Many, if not a striking majority will agree with me that basically, the feeling of unity must be instilled at a very young age wherever possible. The learning institutions are, of course, the best place to start with. The much enshrined feeling of oneness towards national unity and undivided loyalty must be injected into our children’s main ‘artery’ so as to effectively nurture a beautiful Malaysia in the years to come without looking back in remorse.
Children being children are basically receptive and pure at heart to whatever teachings that cross their bow. Gone are the days of the 50s, 60s and 70s where the children’s questioning rights were crippled – not to blame anybody of course, as we’re only blooming then. But today’s children are quick enough to analyse their rightful virtues.
My child aged 13 years once questioned me: ‘Appa, why are we being differentiated from bumiputera or the ‘sons of the soil’? Am I not the ‘son of this soil’? I was born in Malaysia and not India and neither have I stepped on Indian soil. My country got its independence some 50 years ago and I’m a citizen here.

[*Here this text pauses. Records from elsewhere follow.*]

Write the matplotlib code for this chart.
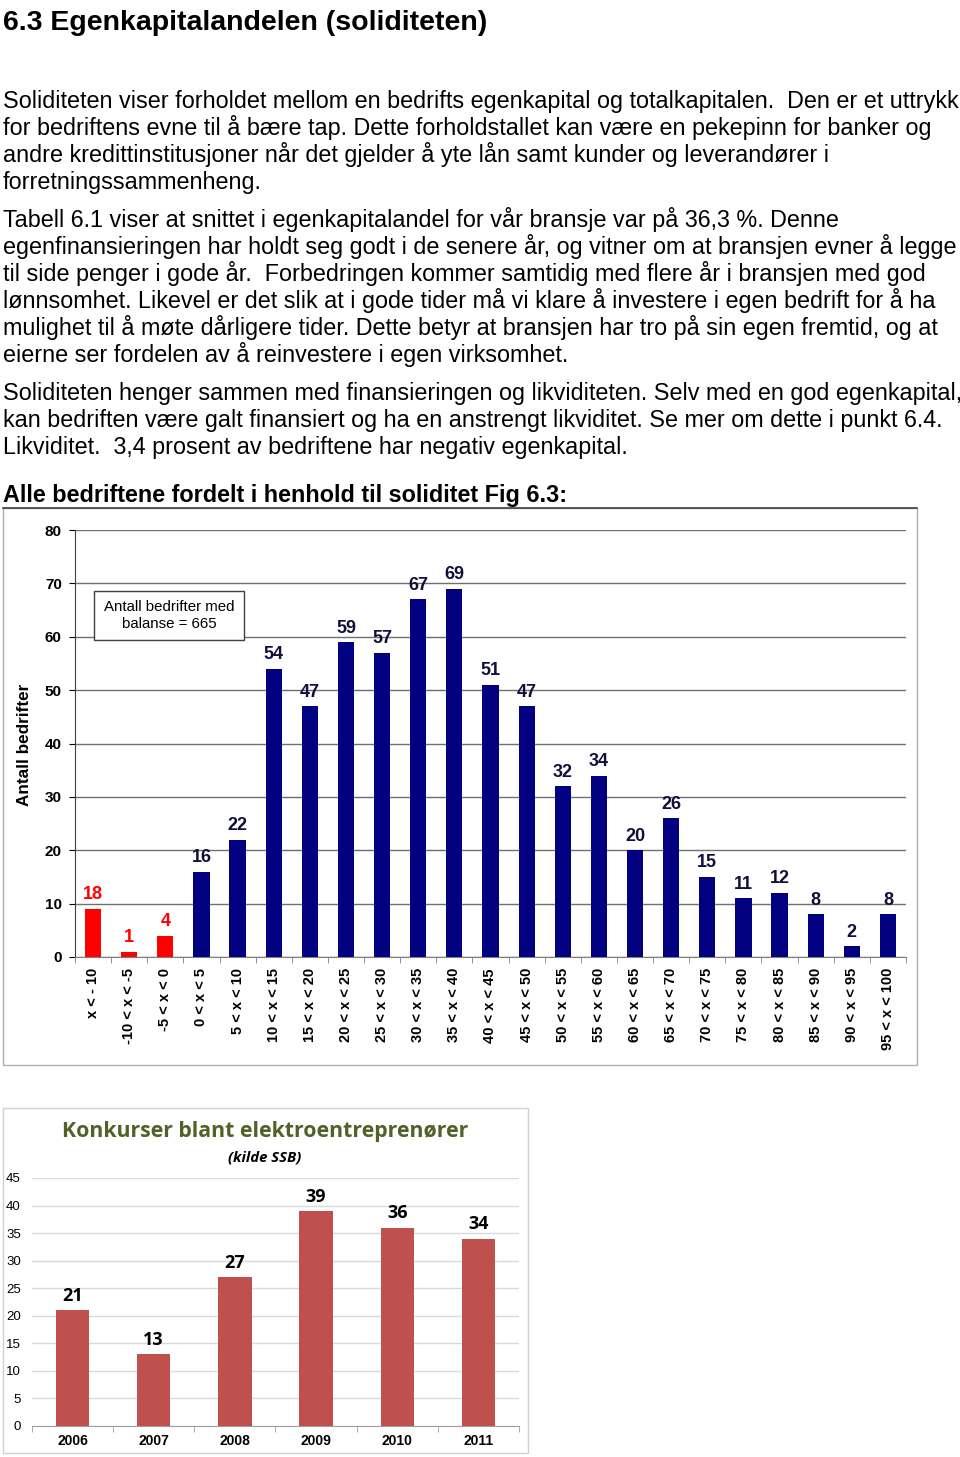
import numpy as np
import matplotlib
matplotlib.use("Agg")
import matplotlib.pyplot as plt
from matplotlib.patches import Rectangle
from matplotlib.lines import Line2D

W, H = 960, 1457

# --- data ---
soliditet_cats = ["x < - 10", "-10 < x < -5", "-5 < x < 0", "0 < x < 5", "5 < x < 10",
                  "10 < x < 15", "15 < x < 20", "20 < x < 25", "25 < x < 30", "30 < x < 35",
                  "35 < x < 40", "40 < x < 45", "45 < x < 50", "50 < x < 55", "55 < x < 60",
                  "60 < x < 65", "65 < x < 70", "70 < x < 75", "75 < x < 80", "80 < x < 85",
                  "85 < x < 90", "90 < x < 95", "95 < x < 100"]
soliditet_heights = [9, 1, 4, 16, 22, 54, 47, 59, 57, 67, 69, 51, 47, 32, 34, 20, 26, 15, 11, 12, 8, 2, 8]
soliditet_labels = ["18", "1", "4", "16", "22", "54", "47", "59", "57", "67", "69", "51", "47",
                    "32", "34", "20", "26", "15", "11", "12", "8", "2", "8"]
n_negative = 3

years = ["2006", "2007", "2008", "2009", "2010", "2011"]
konkurser = [21, 13, 27, 39, 36, 34]

title = "6.3 Egenkapitalandelen (soliditeten)"
paragraphs = [
    ["Soliditeten viser forholdet mellom en bedrifts egenkapital og totalkapitalen.  Den er et uttrykk",
     "for bedriftens evne til å bære tap. Dette forholdstallet kan være en pekepinn for banker og",
     "andre kredittinstitusjoner når det gjelder å yte lån samt kunder og leverandører i",
     "forretningssammenheng."],
    ["Tabell 6.1 viser at snittet i egenkapitalandel for vår bransje var på 36,3 %. Denne",
     "egenfinansieringen har holdt seg godt i de senere år, og vitner om at bransjen evner å legge",
     "til side penger i gode år.  Forbedringen kommer samtidig med flere år i bransjen med god",
     "lønnsomhet. Likevel er det slik at i gode tider må vi klare å investere i egen bedrift for å ha",
     "mulighet til å møte dårligere tider. Dette betyr at bransjen har tro på sin egen fremtid, og at",
     "eierne ser fordelen av å reinvestere i egen virksomhet."],
    ["Soliditeten henger sammen med finansieringen og likviditeten. Selv med en god egenkapital,",
     "kan bedriften være galt finansiert og ha en anstrengt likviditet. Se mer om dette i punkt 6.4.",
     "Likviditet.  3,4 prosent av bedriftene har negativ egenkapital."],
]
para_start = [108, 227, 400]
heading = "Alle bedriftene fordelt i henhold til soliditet Fig 6.3:"

plt.rcParams['font.family'] = ['Liberation Sans', 'DejaVu Sans']


def px(x, y):
    return x / W, 1 - y / H


def box(l, t, r, b):
    return [l / W, 1 - b / H, (r - l) / W, (b - t) / H]


fig = plt.figure(figsize=(W / 100, H / 100), dpi=100)

# --- text part ---
fig.text(*px(3, 30), title, fontsize=20.5, fontweight='bold', va='baseline')
for lines, y0 in zip(paragraphs, para_start):
    for i, line in enumerate(lines):
        fig.text(*px(3, y0 + 27 * i), line, fontsize=16.8, va='baseline')
fig.text(*px(3, 502), heading, fontsize=16.8, fontweight='bold', va='baseline')

# --- chart 1 frame ---
fig.add_artist(Rectangle(px(3, 1065), 914 / W, 557 / H, transform=fig.transFigure,
                         fill=False, ec='#b0b0b0', lw=1))
fig.add_artist(Line2D([3 / W, 917 / W], [1 - 508 / H] * 2, transform=fig.transFigure,
                      color='#404040', lw=1.2))

ax = fig.add_axes(box(75, 530, 906, 957))
x = np.arange(len(soliditet_cats))
colors = ['#ff0000'] * n_negative + ['#000080'] * (len(x) - n_negative)
ax.bar(x, soliditet_heights, width=0.45, color=colors, zorder=3)
for i, (h, lab) in enumerate(zip(soliditet_heights, soliditet_labels)):
    ax.annotate(lab, (i, h), xytext=(0, 4), textcoords='offset points', ha='center',
                va='bottom', fontsize=13, fontweight='bold',
                color='#ff0000' if i < n_negative else '#10103a')
ax.set_xlim(-0.5, len(x) - 0.5)
ax.set_ylim(0, 80)
ax.set_yticks(range(0, 81, 10))
ax.yaxis.grid(True, color='#707070', lw=1)
ax.set_axisbelow(True)
ax.set_xticks(x)
ax.set_xticklabels(soliditet_cats, rotation=90, fontsize=10.5, fontweight='bold')
ax.set_xticks(np.arange(-0.5, len(x)), minor=True)
ax.tick_params(axis='x', which='major', length=0, pad=8)
ax.tick_params(axis='x', which='minor', length=4, color='#808080')
ax.tick_params(axis='y', length=4, pad=5.5, labelsize=11)
for t in ax.get_yticklabels():
    t.set_fontweight('bold')
for s in ['top', 'right']:
    ax.spines[s].set_visible(False)
ax.spines['left'].set_color('#404040')
ax.spines['bottom'].set_color('#808080')
ax.text(0.113, 0.80, "Antall bedrifter med\nbalanse = 665", transform=ax.transAxes,
        ha='center', va='center', fontsize=10.8, linespacing=1.2,
        bbox=dict(boxstyle='square,pad=0.65', fc='white', ec='#404040', lw=1), zorder=5)
fig.text(*px(25, 745), "Antall bedrifter", rotation=90, ha='center', va='center',
         fontsize=12.3, fontweight='bold')

# --- chart 2 ---
fig.add_artist(Rectangle(px(3, 1453), 525 / W, 345 / H, transform=fig.transFigure,
                         fill=False, ec='#d0d0d0', lw=1))
ax2 = fig.add_axes(box(32, 1178, 519, 1426))
x2 = np.arange(len(years))
ax2.bar(x2, konkurser, width=0.41, color='#c0504d', zorder=3)
for i, v in enumerate(konkurser):
    ax2.annotate(str(v), (i, v), xytext=(0, 4), textcoords='offset points', ha='center',
                 va='bottom', fontsize=13, fontweight='bold', family=['Open Sans', 'DejaVu Sans'])
ax2.set_xlim(-0.5, len(years) - 0.5)
ax2.set_ylim(0, 45)
ax2.set_yticks(range(0, 46, 5))
ax2.yaxis.grid(True, color='#d9d9d9', lw=1)
ax2.set_axisbelow(True)
ax2.set_xticks(x2)
ax2.set_xticklabels(years, fontsize=10, fontweight='bold')
ax2.set_xticks(np.arange(-0.5, len(years)), minor=True)
ax2.tick_params(axis='x', which='major', length=0, pad=6)
ax2.tick_params(axis='x', which='minor', length=4, color='#a0a0a0')
ax2.tick_params(axis='y', length=0, pad=8, labelsize=9.5)
for s in ['top', 'right', 'left']:
    ax2.spines[s].set_visible(False)
ax2.spines['bottom'].set_color('#a0a0a0')
fig.text(*px(265, 1131), "Konkurser blant elektroentreprenører", ha='center', va='center',
         fontsize=15.3, fontweight='bold', color='#4f6228', family=['Open Sans', 'DejaVu Sans'])
fig.text(*px(265, 1157), "(kilde SSB)", ha='center', va='center', fontsize=10.7,
         fontweight='bold', style='italic', family=['Open Sans', 'DejaVu Sans'])

fig.savefig("out.png", dpi=100)
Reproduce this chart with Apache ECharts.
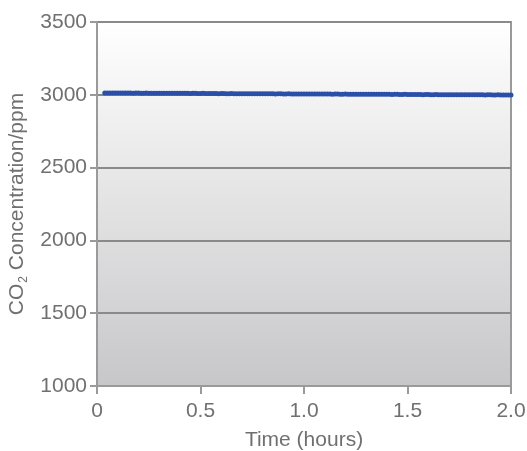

‘I sing the Negara Ku. I declare the Rukun Negara every Monday in school. Appa, you also served the nation as a commissioned armed forces officer for 15 years. Yet, I’m known as the non -bumiputera or the ‘non-son of the soil’. Why, Appa why? I also heard that I’ll be discriminated against in many ways at my later days in the secondary schools, public universities and public departments and also in some businesses’.
To this, I gladly explained to my child the origins of our NEP and sadly explained the present distorted NEP (whereby many rich bumiputeras have benefitted). And I added by saying that we are the ‘Duniaputras ‘ who have to be discriminated against and ruled by the same NEP in many ways. And hoping that one day things will change with a change of government.
I like to point out to the PM that equality is the main ingredient of ‘unity and loyalty’ to cultivate good future leaders and generations. A landmark example would be America whereby potential migrants from other countries are already faithful and loyal to America in their minds before securing their ‘green cards’ and stepping onto American soil. This is due to equality.
The fact is that we are already divided by a ‘Berlin Wall’ known as bumiputera and non- bumiputera. The government can throw billions and billions of public funds to churn a ‘1Malaysia’ but nothing is going to change if the dark clouds of unhappiness, discrimination and insecurity hang over the non-bumiputera children who usually don’t see any light at the end of the tunnel they’re in.
So in all fairness, these two big words must disappear from the Malaysian dictionary. ‘1Malaysia’ will never work unless the terms ‘bumiputera’ and ‘non-bumiputera’ vanish from the Malaysian scenario.
If this is done, the ‘brain drain’ will stop and may even be reversed and this will eventually consolidate the present ruling party and the nation. Otherwise, may God bless the ruling party in the next election.